Aug. 3 (UPI) — The U.S. Senate began its month‑long recess Saturday night amid negotiations to advance the nomination of dozens of Donald Trump‘s pending nominees, as the president told Sen. Chuck Schumer to “go to hell” when the talks collapsed.

Trump, in a post to his Truth Social platform on Saturday, had wanted the Senate to stay in session but accused Schumer of “political extortion” for allegedly demanding a billion dollars in funding in order to approve dozens of his remaining “highly qualified nominees” for appointment to the administration.

A source familiar with Schumer’s alleged demands told Axios that Schumer wants the White House to release withheld federal funding in exchange for passing a small batch of the nominees.

“Tell Schumer, who is under tremendous political pressure from within his own party, the Radical Left Lunatics, to GO TO HELL!” Trump said in his post. “Do not accept the offer, go home and explain to your constituents what bad people the Democrats are, and what a great job the Republicans are doing, and have done, for our country.”

Schumer later shared Trump’s post and quipped, “The Art of the Deal.” He later added that Trump had “attempted to steamroll” the Senate into approving his “historically unqualified nominees.”

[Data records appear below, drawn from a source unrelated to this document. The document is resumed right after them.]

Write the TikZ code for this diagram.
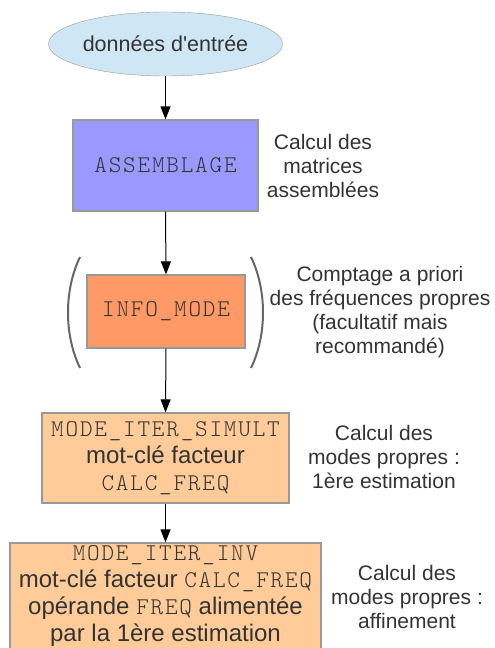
\documentclass[tikz,border=0pt]{standalone}
\usepackage{fontspec}
\setmainfont{Liberation Sans}
\newfontfamily\codefont[LetterSpace=7.5]{Latin Modern Mono Light}
\usetikzlibrary{shapes.geometric, arrows.meta}
\definecolor{inkgrey}{HTML}{333333}
\definecolor{edgegrey}{HTML}{999999}
\definecolor{entreeblue}{HTML}{CFE7F5}
\definecolor{assemblue}{HTML}{9999FF}
\definecolor{infoorange}{HTML}{FF9966}
\definecolor{modepeach}{HTML}{FFCC99}
\newcommand{\code}[1]{{\codefont #1}}

\begin{document}
\begin{tikzpicture}[x=1pt, y=-1pt,
        box/.style={draw=edgegrey, line width=1.2pt, inner sep=0pt, align=center,
                    text=inkgrey, font=\fontsize{24}{27}\selectfont},
        note/.style={align=center, text=inkgrey, font=\fontsize{21}{24}\selectfont},
        flow/.style={-{Triangle[length=13pt,width=10pt]}, line width=1pt},
        paren/.style={draw=black!60, line width=2pt}]
        \useasboundingbox (0,0) rectangle (495,648);
        \clip (0,0) rectangle (495,648);

        \node[ellipse, draw=edgegrey, fill=entreeblue, minimum width=185pt, minimum height=64pt,
              inner sep=0pt, text=inkgrey, font=\fontsize{21.5}{24}\selectfont] (entree) at (165.5,44) {données d\textquotesingle entrée};
        \node[box, fill=assemblue, minimum width=185pt, minimum height=91pt] (assemb) at (165.5,165.5) {\code{ASSEMBLAGE}};
        \node[box, fill=infoorange, minimum width=158pt, minimum height=73pt] (info) at (166,311.5) {\code{INFO\_MODE}};
        \node[box, fill=modepeach, minimum width=247pt, minimum height=90pt] (simult) at (165.5,458)
            {\code{MODE\_ITER\_SIMULT}\\mot-clé facteur\\\code{CALC\_FREQ}};
        \node[box, fill=modepeach, minimum width=311pt, minimum height=107pt] (inv) at (165.5,596.5)
            {\code{MODE\_ITER\_INV}\\mot-clé facteur \code{CALC\_FREQ}\\opérande \code{FREQ} alimentée\\par la 1ère estimation};

        \draw[flow] (entree.south) -- (assemb.north);
        \draw[flow] (assemb.south) -- (info.north);
        \draw[flow] (info.south) -- (simult.north);
        \draw[flow] (simult.south) -- (inv.north);

        \draw[paren] (80,257) .. controls (64,290) and (64,335) .. (80,368);
        \draw[paren] (251,257) .. controls (267,290) and (267,335) .. (251,368);

        \node[note] (note-assemb) at (323,166) {Calcul des\\matrices\\assemblées};
        \node[note] (note-info) at (380,312) {Comptage a priori\\des fréquences propres\\(facultatif mais\\recommandé)};
        \node[note] (note-simult) at (384,457) {Calcul des\\modes propres :\\1ère estimation};
        \node[note] (note-inv) at (407,597) {Calcul des\\modes propres :\\affinement};
\end{tikzpicture}
\end{document}
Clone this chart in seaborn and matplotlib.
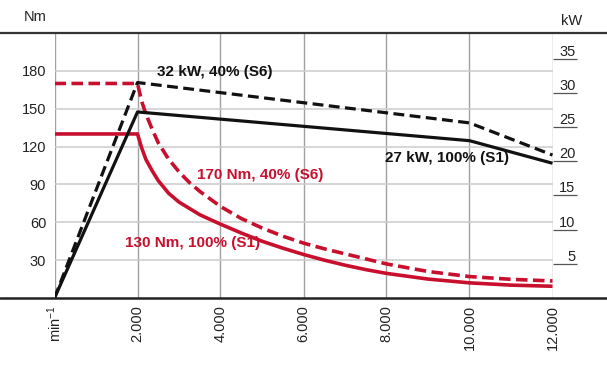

But the standoff has led Senate Republicans to express support for the possibility that Trump use recess appointments, a controversial constitutional mechanism that allows the president to “temporarily” fill vacant positions when the Senate is in recess.

“The Senate should immediately adjourn and let President Trump use recess appointments to enact the agenda 77M Americans voted for,” Sen. Roger Marshall posted on Saturday.

Senate Republicans also indicated they might pursue a change to Senate rules after they return from recess to make it easier to pass through confirmations. Sen. Markwayne Mullin told Fox News that lawmakers would be moving forward with a rule change in September.